Es gibt ein paar Merksteine: Die Sprache eskaliert. Politiker benutzen Ausdrücke für ihre Widersacher, die keinen Spielraum mehr lassen: „Schurkenstaat“. Schurken kann man nur noch abknallen. Die Sprache kommt vor dem finalen Knall; sie ist bis zum Blödsinn ausgereizt.

Da merkt auch der Letzte, dass es sich hierbei um Propaganda handeln muss. Die Treppchen aber, die dazu führen, wecken zunächst keinerlei Verdacht. Denn es gibt immer „Beweise“. Da gibt es ein Gift aus Russland, das in England im Zusammenhang mit einem Mordfall gefunden wurde. Noch Fragen? Die juristische Sprache kennt die „Unschuldsvermutung“. Das ist nichts für den Boulevard, aber die Sprache könnte, wenn sie nicht auf den Boulevard verengt wäre, Räume schaffen, in denen nicht gleich geschossen wird – auch nicht propagandistisch.

Propaganda wird heute nicht mehr von Generalstäben oder Geheimdiensten betrieben.

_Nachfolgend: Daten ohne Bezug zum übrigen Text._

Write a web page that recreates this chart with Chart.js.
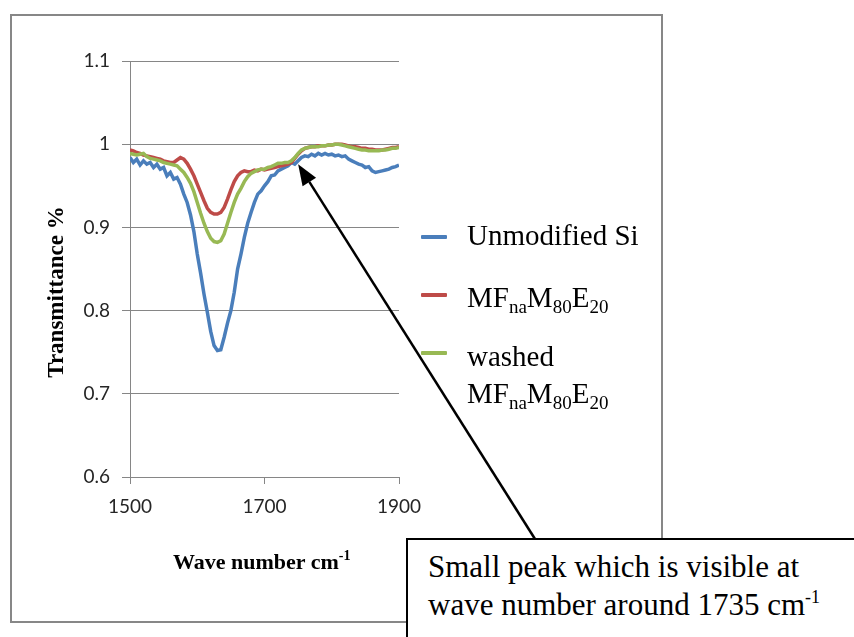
<!DOCTYPE html>
<html>
<head>
<meta charset="utf-8">
<script src="https://cdn.jsdelivr.net/npm/chart.js@4/dist/chart.umd.min.js"></script>
<style>
  html, body { margin:0; padding:0; background:#fff; }
  body { width:854px; height:637px; overflow:hidden; position:relative; }
  #c { position:absolute; left:0; top:0; }
  .frame { position:absolute; left:10px; top:14px; width:649px; height:605px; border:2px solid #878787; }
  .serif { font-family:"Liberation Serif","Times New Roman","DejaVu Serif",serif; color:#000; white-space:nowrap; }
  .leg { position:absolute; left:467px; font-size:29px; line-height:29px; }
  .sub { font-size:19px; position:relative; top:6px; }
  .mk { position:absolute; left:421px; width:26px; height:4px; border-radius:1px; }
  .xt { position:absolute; left:173px; top:551px; font-size:22px; font-weight:bold; line-height:22px; }
  .xt sup { font-size:14px; position:relative; top:-9px; vertical-align:baseline; }
  .yt { position:absolute; left:-94px; top:281px; width:300px; height:22px; text-align:center; font-size:23px; font-weight:bold; line-height:22px; transform:rotate(-90deg); }
  .note { position:absolute; left:406px; top:538px; width:470px; height:120px; border:2px solid #000; background:#fff; box-sizing:border-box; padding:8px 0 0 20px; font-size:31px; line-height:38px; font-family:"Liberation Serif","Times New Roman","DejaVu Serif",serif; }
  .note sup { font-size:18px; position:relative; top:-12px; vertical-align:baseline; }
</style>
</head>
<body>
<div class="frame"></div>
<canvas id="c" width="854" height="637"></canvas>

<div class="mk" style="top:235px;background:#4a7ebb"></div>
<div class="mk" style="top:293px;background:#be4b48"></div>
<div class="mk" style="top:351px;background:#98b954"></div>
<div class="leg serif" style="top:221px">Unmodified Si</div>
<div class="leg serif" style="top:283px">MF<span class="sub">na</span>M<span class="sub">80</span>E<span class="sub">20</span></div>
<div class="leg serif" style="top:338px;line-height:37px">washed<br>MF<span class="sub">na</span>M<span class="sub">80</span>E<span class="sub">20</span></div>

<div class="xt serif">Wave number cm<sup>-1</sup></div>
<div class="yt serif">Transmittance %</div>
<div class="note serif">Small peak which is visible at<br>wave number around 1735 cm<sup>-1</sup></div>

<script>
// ---- data ----
const wavenumbers = [1500,1505,1510,1515,1520,1525,1530,1535,1540,1545,1550,1555,1560,1565,1570,1575,1580,1585,1590,1595,
  1600,1605,1610,1615,1620,1625,1630,1635,1640,1645,1650,1655,1660,1665,1670,1675,1680,1685,1690,1695,
  1700,1705,1710,1715,1720,1725,1730,1735,1740,1745,1750,1755,1760,1765,1770,1775,1780,1785,1790,1795,
  1800,1805,1810,1815,1820,1825,1830,1835,1840,1845,1850,1855,1860,1865,1870,1875,1880,1885,1890,1895,1900];

const unmodifiedSi = [0.984,0.978,0.982,0.975,0.980,0.976,0.978,0.972,0.976,0.970,0.972,0.962,0.966,0.958,0.960,0.952,0.940,0.930,0.915,0.895,
  0.868,0.845,0.820,0.798,0.775,0.758,0.752,0.753,0.768,0.785,0.800,0.822,0.850,0.868,0.888,0.905,0.918,0.930,0.940,0.944,
  0.950,0.955,0.962,0.963,0.968,0.970,0.972,0.974,0.978,0.976,0.980,0.984,0.986,0.985,0.988,0.986,0.989,0.987,0.989,0.987,
  0.988,0.986,0.987,0.985,0.986,0.982,0.980,0.978,0.976,0.975,0.972,0.973,0.968,0.966,0.967,0.968,0.969,0.970,0.972,0.973,0.975];

const mfM80E20 = [0.993,0.992,0.990,0.989,0.987,0.986,0.985,0.984,0.983,0.982,0.980,0.979,0.978,0.978,0.981,0.984,0.982,0.977,0.970,0.962,
  0.952,0.942,0.932,0.923,0.918,0.916,0.916,0.918,0.924,0.934,0.945,0.955,0.962,0.966,0.968,0.967,0.967,0.969,0.968,0.970,
  0.969,0.970,0.971,0.972,0.973,0.974,0.975,0.976,0.978,0.983,0.988,0.992,0.995,0.996,0.997,0.997,0.998,0.998,0.998,0.999,
  0.999,1.000,1.000,1.000,0.999,0.998,0.997,0.997,0.996,0.995,0.995,0.994,0.994,0.993,0.993,0.993,0.994,0.995,0.996,0.996,0.997];

const washedMfM80E20 = [0.989,0.988,0.987,0.988,0.989,0.985,0.983,0.982,0.981,0.980,0.978,0.977,0.976,0.975,0.974,0.970,0.966,0.960,0.953,0.943,
  0.930,0.917,0.905,0.895,0.887,0.883,0.882,0.884,0.892,0.905,0.918,0.930,0.940,0.947,0.955,0.961,0.965,0.967,0.969,0.970,
  0.970,0.972,0.973,0.975,0.977,0.977,0.978,0.978,0.980,0.984,0.989,0.993,0.995,0.996,0.997,0.997,0.997,0.998,0.998,0.999,
  0.999,1.000,1.000,0.999,0.998,0.997,0.996,0.995,0.994,0.993,0.993,0.992,0.992,0.992,0.992,0.993,0.993,0.994,0.995,0.995,0.996];

const xTicks = [1500,1700,1900];
const yTicks = [0.6,0.7,0.8,0.9,1.0,1.1];

// annotation arrow (in data units: tip at the small peak near 1735 cm-1)
const arrowTip = {x:1750, y:0.976};

const toPts = arr => wavenumbers.map((x,i)=>({x:x, y:arr[i]}));
const GRID = '#868686';

const arrowPlugin = {
  id:'arrow',
  afterDraw(chart){
    const c = chart.ctx;
    const tx = chart.scales.x.getPixelForValue(arrowTip.x);
    const ty = chart.scales.y.getPixelForValue(arrowTip.y);
    const sx = 535, sy = 539;
    const ang = Math.atan2(ty - sy, tx - sx);
    const L = 21, W = 8;
    const bx = tx - L*Math.cos(ang), by = ty - L*Math.sin(ang);
    c.save();
    c.strokeStyle = '#000'; c.fillStyle = '#000'; c.lineWidth = 2.5;
    c.beginPath(); c.moveTo(sx, sy); c.lineTo(bx, by); c.stroke();
    c.beginPath();
    c.moveTo(tx, ty);
    c.lineTo(bx + W*Math.sin(ang), by - W*Math.cos(ang));
    c.lineTo(bx - W*Math.sin(ang), by + W*Math.cos(ang));
    c.closePath(); c.fill();
    c.restore();
  }
};

new Chart(document.getElementById('c'), {
  type:'line',
  data:{ datasets:[
    {label:'Unmodified Si', data:toPts(unmodifiedSi), borderColor:'#4a7ebb', borderWidth:3.5, pointRadius:0, tension:0, order:3},
    {label:'MFnaM80E20', data:toPts(mfM80E20), borderColor:'#be4b48', borderWidth:3.5, pointRadius:0, tension:0, order:2},
    {label:'washed MFnaM80E20', data:toPts(washedMfM80E20), borderColor:'#98b954', borderWidth:3.5, pointRadius:0, tension:0, order:1}
  ]},
  options:{
    responsive:false, animation:false, devicePixelRatio:1,
    layout:{ padding:{ left:0, top:61, right:455, bottom:0 } },
    plugins:{ legend:{display:false}, tooltip:{enabled:false} },
    scales:{
      x:{
        type:'linear', min:1500, max:1900,
        afterBuildTicks:s=>{ s.ticks = xTicks.map(v=>({value:v})); },
        afterFit:s=>{ s.height = 160; },
        grid:{ drawOnChartArea:false, drawTicks:true, tickLength:7, color:GRID },
        border:{ color:GRID, width:1 },
        ticks:{ font:{family:'Lato', size:19}, color:'#262626', padding:11, maxRotation:0, callback:v=>String(v) }
      },
      y:{
        min:0.6, max:1.1,
        afterBuildTicks:s=>{ s.ticks = yTicks.map(v=>({value:v})); },
        afterFit:s=>{ s.width = 130; },
        grid:{ color:GRID, tickLength:8 },
        border:{ color:GRID, width:1 },
        ticks:{ font:{family:'Lato', size:19}, color:'#262626', padding:12, callback:v=>String(+(+v).toFixed(1)) }
      }
    }
  },
  plugins:[arrowPlugin]
});
</script>
</body>
</html>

Kommunikationsprofis in deren Diensten wissen, was die Leute hören und lesen wollen. Also liefern sie. Das machen sie sehr gut. Besser geht es nicht mehr.

Denn wir können nicht mehr zwischen Informationen unterscheiden, die in propagandistischer Absicht verbreitet werden, und denen, die den Tatsachen entsprechen. Die Propagandisten auf allen Seiten haben gelernt, dass nur noch eine Sprache im Stil der News und der Fachinformation zählt. Also bieten sie in dieser Form, was so plausibel klingt, dass die Leute es einfach glauben müssen.

Effizienter kann kein Agent sein. Während der noch die Fakten zusammenstoppelt, liefern seine PR-Fachleute die elegante Sprache, der keiner widersprechen kann und die die beste Vorbereitung für den nächsten Krieg ist.